Toda a economia que se diz que a PEC vai propiciar, na verdade, será às custas de quem mais precisa…
É o maior confisco sobre a economia popular e sobre os direitos sociais. Retira direitos e dinheiro dos mais pobres. Saiu uma matéria na imprensa mostrando que, com a crise, o desemprego e os salários baixos, os benefícios têm peso cada vez maior na renda familiar. Tirar os benefícios transforma as pessoas em miseráveis. A PEC desconstitucionaliza benefícios e direitos e torna constitucional a capitalização.
Isso tem impacto na economia do país também, não?
Em 61% dos municípios brasileiros, as transferências de recursos feitas pelo INSS superam os valores transferidos por meio do Fundo de Participação Municipal. A economia de grande parte dos municípios vive, então, em função dos benefícios recebidos pela população. Os municípios menores ficam esperando o dia de pagamento do benefício da Previdência, porque é nesse dia que as lojas vendem. Os prefeitos sabem disso.
Há tempo para que essas questões cheguem à população e aos gestores e seja discutida?

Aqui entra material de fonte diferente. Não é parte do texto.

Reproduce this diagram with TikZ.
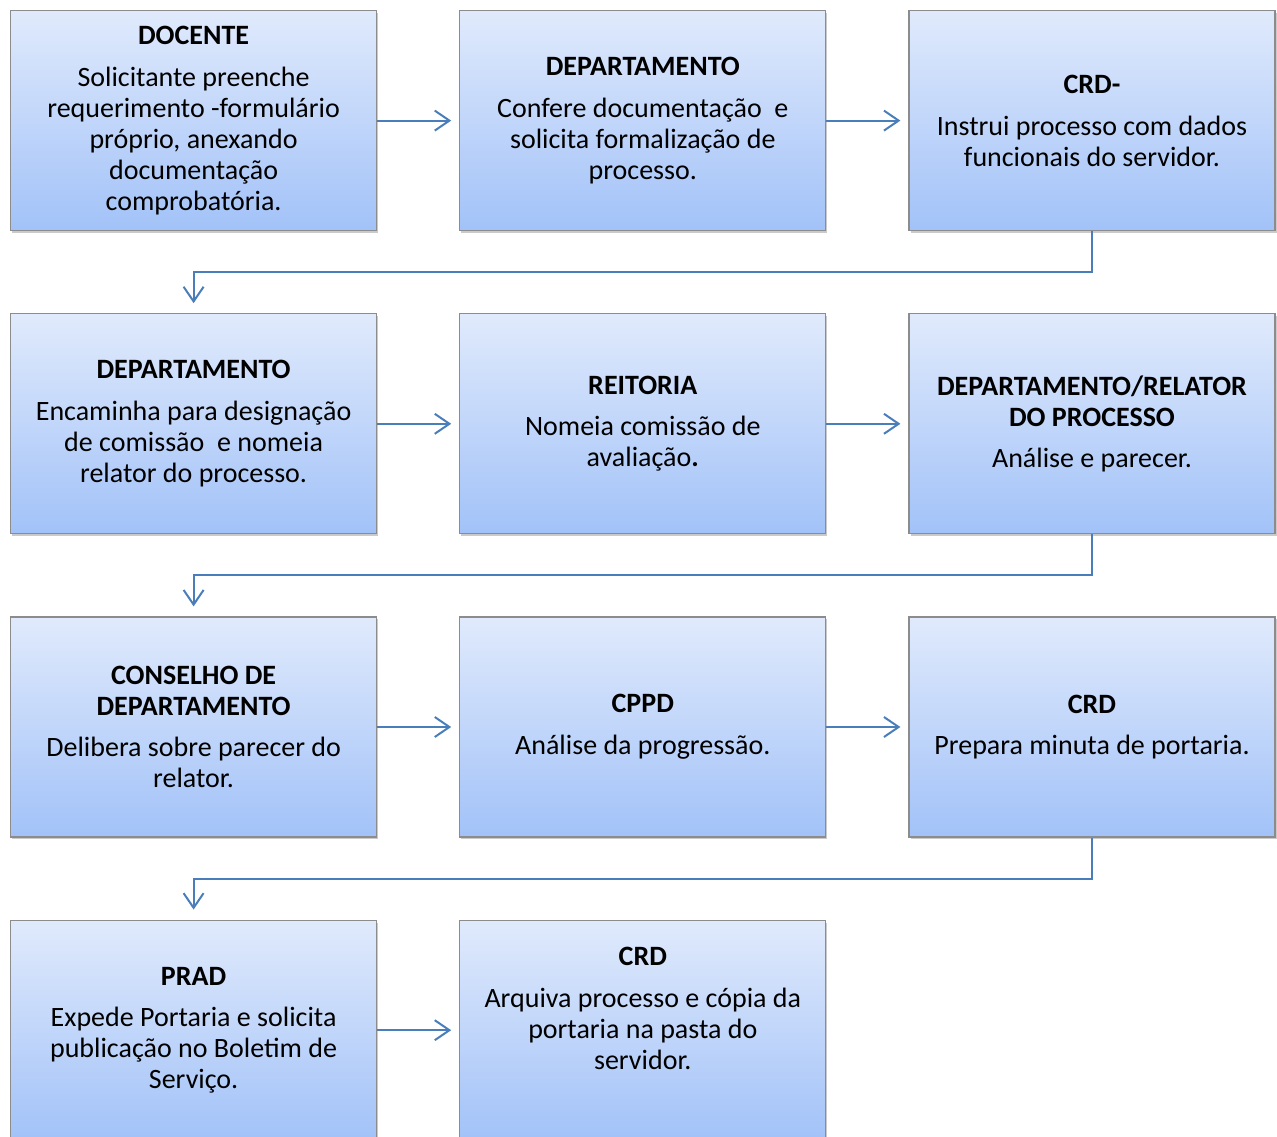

A PEC ainda não entrou em discussão no Congresso. Há um caos geral para se conseguir formar uma coalisão mínima para aprovar. O presidente tem posição completamente ambígua, o que ficou claro na concessão feita aos militares, enquanto todos estão com uma cota de sacrifício altíssima. Ainda tem muita coisa para rolar. São muitas tensões, muitos regimes, muitos percentuais. O que a população precisa saber é que essa reforma é profundamente injusta e que o dinheiro que se quer economizar vai sair dos mais pobres.